На границе между историческим и бытовым романом стоят романы И. Т. Калашникова (1797–1863) «Дочь купца Жолобова» (1831) и «Камчадалка» (1833), к которым примыкает его повесть «Изгнанники» (1834). В недавнем прошлом, которое служит предметом изображения Калашникова, его интересуют не важные, исторические моменты народной жизни (как Загоскина или Лажечникова), а быт и нравы его родной Сибири. В рамки авантюрно-дидактического повествования автор вмещает анекдоты, предания, «истинные происшествия», проявляя прекрасное знание местной старины, природы, а также провинциальной администрации и ее злоупотреблений.

Оригинальный образец скептико-иронического, сказочно-авантюрного романа предложил А. Ф. Вельтман (1800–1870). Первое прозаическое произведение Вельтмана — «Странник» (1831–1832) — замыкает ряд иронических путешествий, цепь которых сопровождала сентиментальное путешествие от самого его возникновения. Автор предается здесь свободной игре воображения, мысленно путешествуя по географической карте Молдавии. После «Странника» Вельтман пишет ряд исторических романов: «Кощей Бессмертный», 1833; «Лунатик», 1834; «Светославич, вражий питомец», 1835, и др. В лучших из своих романов 1830-х гг. Вельтман обращается к «баснословным» временам русской истории, живописание которых Карамзину представлялось почти невозможным за скудостью исторических данных. В глазах наделенного неисчерпаемым воображением автора «Кощея» и «Светославича» это отсутствие стесняющих полет фантазии исторических сведений оборачивалось, напротив, особой привлекательностью. Если временами через сказочные похождения его героев и просвечивают исторически достоверные события народной жизни, то все сложности, которые они вносят в судьбу вымышленных персонажей, разрешаются также чисто сказочным путем. Но, может быть, главная особенность художественной манеры Вельтмана — ирония, пронизывающая все элементы структуры его романов, от сюжета до увлеченных археологических описаний, в которых нарушение меры оборачивается комическим эффектом. Автор иронически играет устоявшимися приемами исторической беллетристики и — шире — романтического повествования вообще. Вызов пошлому здравому смыслу звучит и в причудливом построении его романов, и в образах героев — гротескных, странных, отклоняющихся от нормы. Позднее, в 1840-е гг., Вельтман писал, что его интересовали по преимуществу «очерки и характеры неопределенных личностей, резко отделяющихся от общества своею нравственною и физическою наружностию, странностями и даже безобразием».[527] Эта черта, общая для исторических произведений Вельтмана и для его романов на современную тему («Сердце и думка», 1838; романы 1840-х гг.), делает его одним из предшественников Достоевского.

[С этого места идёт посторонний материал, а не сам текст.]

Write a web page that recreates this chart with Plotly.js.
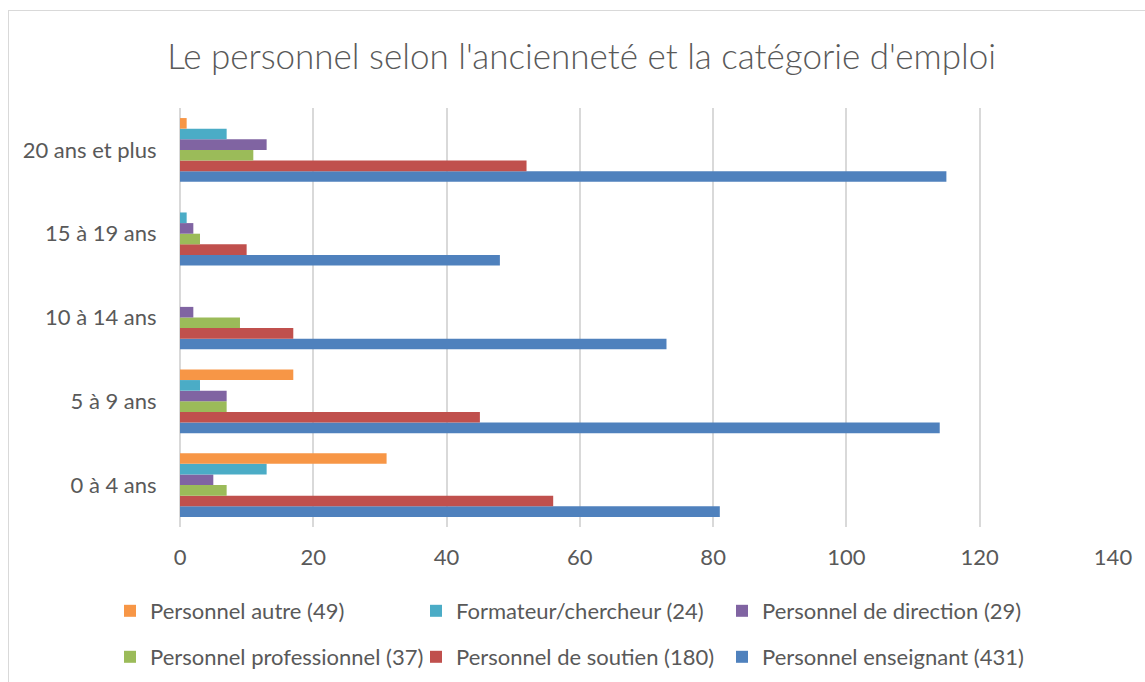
<!DOCTYPE html>
<html>
<head>
<meta charset="utf-8">
<script src="https://cdn.plot.ly/plotly-3.0.1.min.js"></script>
<style>
html,body{margin:0;padding:0;background:#fff;}
#frame{position:absolute;left:8px;top:10px;width:1150px;height:680px;border:1px solid #d9d9d9;pointer-events:none;z-index:5;}
#chart{position:absolute;left:0;top:0;width:1145px;height:682px;}
</style>
</head>
<body>
<div id="chart"></div>
<div id="frame"></div>
<script>
const categories = ['0 à 4 ans','5 à 9 ans','10 à 14 ans','15 à 19 ans','20 ans et plus'];
const enseignant = [81, 114, 73, 48, 115];
const soutien = [56, 45, 17, 10, 52];
const professionnel = [7, 7, 9, 3, 11];
const direction = [5, 7, 2, 2, 13];
const formateur = [13, 3, 0, 1, 7];
const autre = [31, 17, 0, 0, 1];
const seriesNames = ['Personnel enseignant (431)','Personnel de soutien (180)','Personnel professionnel (37)','Personnel de direction (29)','Formateur/chercheur (24)','Personnel autre (49)'];
const colors = ['#4F81BD','#C0504D','#9BBB59','#8064A2','#4BACC6','#F79646'];
const values = [enseignant, soutien, professionnel, direction, formateur, autre];
const legendIds = ['legend6','legend5','legend4','legend3','legend2','legend'];

const traces = values.map((v,i)=>({
  type:'bar', orientation:'h', y:categories, x:v, name:seriesNames[i],
  marker:{color:colors[i]}, legend:legendIds[i], hoverinfo:'x+name'
}));

const font = 'Lato, "Open Sans", sans-serif';
const L = 180, T = 108, PW = 933, PH = 419;
function leg(textX, rowY){
  return {
    orientation:'h', font:{family:font,size:22,color:'#595959'},
    itemwidth:30, xanchor:'left', yanchor:'middle', bgcolor:'rgba(0,0,0,0)',
    x:(textX - 41 - L)/PW, y:1 - (rowY - T)/PH
  };
}
const layout = {
  width:1145, height:682,
  margin:{l:L, r:1145-L-PW, t:T, b:682-T-PH, autoexpand:false},
  paper_bgcolor:'#fff', plot_bgcolor:'#fff',
  font:{family:font, color:'#595959'},
  title:{text:"Le personnel selon l'ancienneté et la catégorie d'emploi", font:{family:font,size:35,color:'#595959',weight:300}, x:0.508, xanchor:'center', y:1-57/682, yanchor:'middle', xref:'container', yref:'container'},
  barmode:'group', bargap:0.24, bargroupgap:0,
  xaxis:{range:[0,140], dtick:20, showgrid:true, gridcolor:'#d9d9d9', gridwidth:2, zeroline:true, zerolinecolor:'#d9d9d9', zerolinewidth:2, showline:false, ticks:'outside', ticklen:11, tickcolor:'rgba(0,0,0,0)', tickfont:{family:font,size:22,color:'#595959'}, fixedrange:true, automargin:false},
  yaxis:{type:'category', showgrid:false, zeroline:false, showline:false, ticks:'outside', ticklen:18, tickcolor:'rgba(0,0,0,0)', tickfont:{family:font,size:22,color:'#595959'}, fixedrange:true, automargin:false},
  legend: leg(151, 611),
  legend2: leg(457, 611),
  legend3: leg(763, 611),
  legend4: leg(151, 657),
  legend5: leg(457, 657),
  legend6: leg(763, 657),
  showlegend:true
};
Plotly.newPlot('chart', traces, layout, {displayModeBar:false, staticPlot:true});
</script>
</body>
</html>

Такова общая картина развития русской прозы 1830-х гг., высшими достижениями которой явились произведения Пушкина и Гоголя. Несоизмеримые по художественно-эстетическому уровню, по глубине и емкости отражения национальной жизни с прозой писателей «второго» ряда», они преломили многие из общих тенденций, характеризующих литературное развитие эпохи. С другой стороны, почти каждый из прозаиков 1830-х гг. затронул в своих произведениях такие аспекты действительности, развил такие элементы повествовательного искусства, которые, будучи в свое время восприняты как нечто случайное и второстепенное, получили развитие в творчестве мастеров русского реализма второй половины XIX в. — Островского, Тургенева, Л. Толстого, Достоевского, Лескова.